### Brief
Skip all pictures, then copy the lines from the start of the data through the line with "Chart.register(...registerables);", keeping both ends.

### Data block

#####

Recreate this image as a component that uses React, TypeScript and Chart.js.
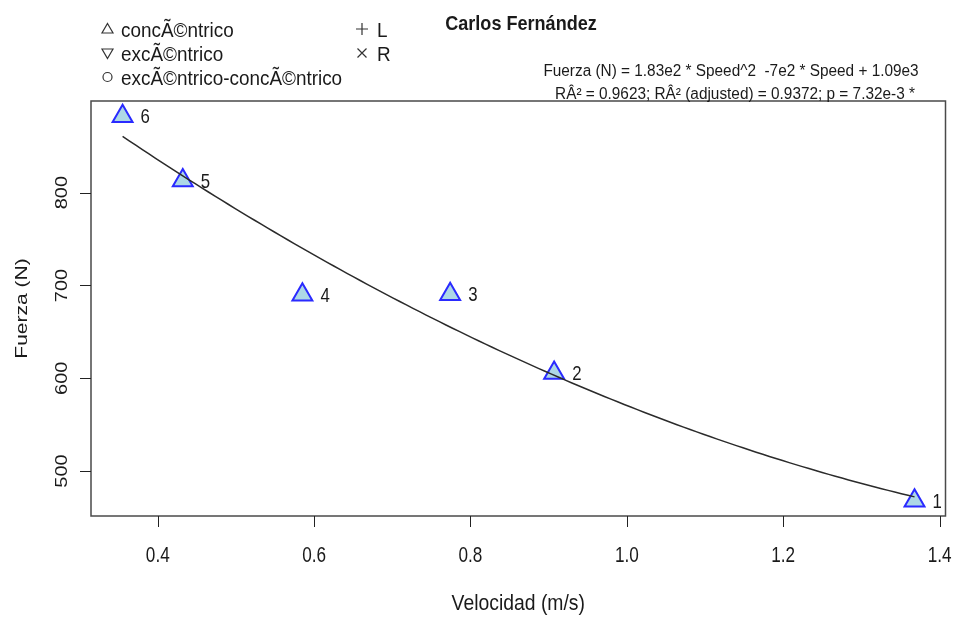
import React, { useEffect, useRef } from "react";
import { Chart, registerables } from "chart.js";

Chart.register(...registerables);

// ---- data ----
const velocidad = [1.368, 0.907, 0.774, 0.585, 0.432, 0.355];
const fuerza = [468, 605.5, 690.5, 690, 813, 882.3];
const pointLabels = ["1", "2", "3", "4", "5", "6"];
const xTicks = [0.4, 0.6, 0.8, 1.0, 1.2, 1.4];
const xTickLabels = ["0.4", "0.6", "0.8", "1.0", "1.2", "1.4"];
const yTicks = [500, 600, 700, 800];
const yTickLabels = ["500", "600", "700", "800"];
const legendLabels = ["concÃ©ntrico", "excÃ©ntrico", "excÃ©ntrico-concÃ©ntrico"];
const sideLegendLabels = ["L", "R"];
const titleText = "Carlos Fernández";
const equationLines = [
  "Fuerza (N) = 1.83e2 * Speed^2  -7e2 * Speed + 1.09e3",
  "RÂ² = 0.9623; RÂ² (adjusted) = 0.9372; p = 7.32e-3 *",
];
const xAxisTitle = "Velocidad (m/s)";
const yAxisTitle = "Fuerza (N)";
const xRange = [0.3146, 1.4076];
const yRange = [451.5, 898.8];

// quadratic least-squares fit of the points (the regression curve of the chart)
function quadFit(xs: number[], ys: number[]) {
  const S = (f: (i: number) => number) => xs.reduce((a, _, i) => a + f(i), 0);
  const n = xs.length;
  const s1 = S((i) => xs[i]), s2 = S((i) => xs[i] ** 2), s3 = S((i) => xs[i] ** 3), s4 = S((i) => xs[i] ** 4);
  const t0 = S((i) => ys[i]), t1 = S((i) => xs[i] * ys[i]), t2 = S((i) => xs[i] ** 2 * ys[i]);
  const M = [
    [n, s1, s2, t0],
    [s1, s2, s3, t1],
    [s2, s3, s4, t2],
  ];
  for (let c = 0; c < 3; c++) {
    for (let r = c + 1; r < 3; r++) {
      const f = M[r][c] / M[c][c];
      for (let k = c; k < 4; k++) M[r][k] -= f * M[c][k];
    }
  }
  const b = [0, 0, 0];
  for (let r = 2; r >= 0; r--) {
    let s = M[r][3];
    for (let k = r + 1; k < 3; k++) s -= M[r][k] * b[k];
    b[r] = s / M[r][r];
  }
  return b;
}

const FONT = '"Liberation Sans", Arial, sans-serif';

function txt(
  ctx: CanvasRenderingContext2D,
  s: string,
  x: number,
  y: number,
  font: string,
  align: CanvasTextAlign,
  baseline: CanvasTextBaseline,
  sx: number,
  rot = 0
) {
  ctx.save();
  ctx.translate(x, y);
  ctx.scale(sx, 1);
  ctx.rotate(rot);
  ctx.font = font;
  ctx.fillStyle = "#1a1a1a";
  ctx.textAlign = align;
  ctx.textBaseline = baseline;
  ctx.fillText(s, 0, 0);
  ctx.restore();
}

const decorPlugin = {
  id: "decor",
  beforeDraw(chart: any) {
    const ctx = chart.ctx;
    ctx.save();
    ctx.fillStyle = "#ffffff";
    ctx.fillRect(0, 0, chart.width, chart.height);
    ctx.restore();
  },
  afterDraw(chart: any) {
    const ctx: CanvasRenderingContext2D = chart.ctx;
    const { left, right, top, bottom } = chart.chartArea;
    const xs = chart.scales.x;
    const ys = chart.scales.y;

    // frame
    ctx.save();
    ctx.strokeStyle = "#4a4a4a";
    ctx.lineWidth = 1.5;
    ctx.strokeRect(left, top, right - left, bottom - top);

    // ticks
    ctx.strokeStyle = "#222";
    ctx.lineWidth = 1;
    ctx.beginPath();
    xTicks.forEach((v) => {
      const px = Math.round(xs.getPixelForValue(v)) + 0.5;
      ctx.moveTo(px, bottom);
      ctx.lineTo(px, bottom + 11);
    });
    yTicks.forEach((v) => {
      const py = Math.round(ys.getPixelForValue(v)) + 0.5;
      ctx.moveTo(left, py);
      ctx.lineTo(left - 11, py);
    });
    ctx.stroke();
    ctx.restore();

    xTicks.forEach((v, i) => {
      txt(ctx, xTickLabels[i], xs.getPixelForValue(v), 562, `22px ${FONT}`, "center", "alphabetic", 0.78);
    });
    yTicks.forEach((v, i) => {
      txt(ctx, yTickLabels[i], 67, ys.getPixelForValue(v), `20px ${FONT}`, "center", "alphabetic", 0.8, -Math.PI / 2);
    });

    // axis titles
    txt(ctx, xAxisTitle, (left + right) / 2, 610, `22px ${FONT}`, "center", "alphabetic", 0.88);
    txt(ctx, yAxisTitle, 27, (top + bottom) / 2, `21px ${FONT}`, "center", "alphabetic", 0.8, -Math.PI / 2);

    // title
    txt(ctx, titleText, 521, 30, `bold 21px ${FONT}`, "center", "alphabetic", 0.86);

    // equation
    txt(ctx, equationLines[0], 731, 76, `16px ${FONT}`, "center", "alphabetic", 0.96);
    txt(ctx, equationLines[1], 735, 99, `16px ${FONT}`, "center", "alphabetic", 0.96);

    // legend
    const rowsY = [29, 53, 77];
    const symX = 107.5;
    ctx.save();
    ctx.strokeStyle = "#333";
    ctx.lineWidth = 1.2;
    // triangle up
    ctx.beginPath();
    ctx.moveTo(symX, rowsY[0] - 5.5);
    ctx.lineTo(symX + 5.5, rowsY[0] + 4);
    ctx.lineTo(symX - 5.5, rowsY[0] + 4);
    ctx.closePath();
    ctx.stroke();
    // triangle down
    ctx.beginPath();
    ctx.moveTo(symX, rowsY[1] + 5.5);
    ctx.lineTo(symX + 5.5, rowsY[1] - 4);
    ctx.lineTo(symX - 5.5, rowsY[1] - 4);
    ctx.closePath();
    ctx.stroke();
    // circle
    ctx.beginPath();
    ctx.arc(symX, rowsY[2], 4.5, 0, Math.PI * 2);
    ctx.stroke();
    // plus and cross
    const px = 362;
    ctx.beginPath();
    ctx.moveTo(px - 6, rowsY[0]);
    ctx.lineTo(px + 6, rowsY[0]);
    ctx.moveTo(px, rowsY[0] - 6);
    ctx.lineTo(px, rowsY[0] + 6);
    ctx.moveTo(px - 4.5, rowsY[1] - 4.5);
    ctx.lineTo(px + 4.5, rowsY[1] + 4.5);
    ctx.moveTo(px + 4.5, rowsY[1] - 4.5);
    ctx.lineTo(px - 4.5, rowsY[1] + 4.5);
    ctx.stroke();
    ctx.restore();
    const baseY = [37, 61, 85];
    legendLabels.forEach((s, i) => {
      txt(ctx, s, 121, baseY[i], `21px ${FONT}`, "left", "alphabetic", 0.9);
    });
    sideLegendLabels.forEach((s, i) => {
      txt(ctx, s, 377, baseY[i], `21px ${FONT}`, "left", "alphabetic", 0.9);
    });

    // point labels
    const meta = chart.getDatasetMeta(1);
    meta.data.forEach((el: any, i: number) => {
      txt(ctx, pointLabels[i], el.x + 18, el.y + 7, `21px ${FONT}`, "left", "alphabetic", 0.8);
    });
  },
};

export default function App() {
  const ref = useRef<HTMLCanvasElement | null>(null);
  useEffect(() => {
    if (!ref.current) return;
    const coef = quadFit(velocidad, fuerza);
    const lo = Math.min(...velocidad);
    const hi = Math.max(...velocidad);
    const curve: { x: number; y: number }[] = [];
    const N = 120;
    for (let i = 0; i <= N; i++) {
      const x = lo + ((hi - lo) * i) / N;
      curve.push({ x, y: coef[0] + coef[1] * x + coef[2] * x * x });
    }
    const chart = new Chart(ref.current, {
      type: "scatter",
      data: {
        datasets: [
          {
            data: curve,
            showLine: true,
            pointRadius: 0,
            borderColor: "#2b2b2b",
            borderWidth: 1.5,
            tension: 0,
          } as any,
          {
            data: velocidad.map((x, i) => ({ x, y: fuerza[i] })),
            pointStyle: "triangle",
            pointRadius: 11.5,
            backgroundColor: "#add8e6",
            borderColor: "#2a2aff",
            borderWidth: 2,
          } as any,
        ],
      },
      options: {
        responsive: false,
        animation: false,
        devicePixelRatio: 1,
        layout: { padding: { left: 91, right: 10, top: 101, bottom: 101 } },
        scales: {
          x: { type: "linear", min: xRange[0], max: xRange[1], display: false },
          y: { type: "linear", min: yRange[0], max: yRange[1], display: false },
        },
        plugins: { legend: { display: false }, tooltip: { enabled: false } },
      },
      plugins: [decorPlugin],
    });
    return () => chart.destroy();
  }, []);
  return (
    <canvas
      ref={ref}
      width={959}
      height={617}
      style={{ position: "absolute", left: 0, top: 0, width: 959, height: 617 }}
    />
  );
}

#####

### Written answer
Recreate this image as a component that uses React, TypeScript and Chart.js.
import React, { useEffect, useRef } from "react";
import { Chart, registerables } from "chart.js";

Chart.register(...registerables);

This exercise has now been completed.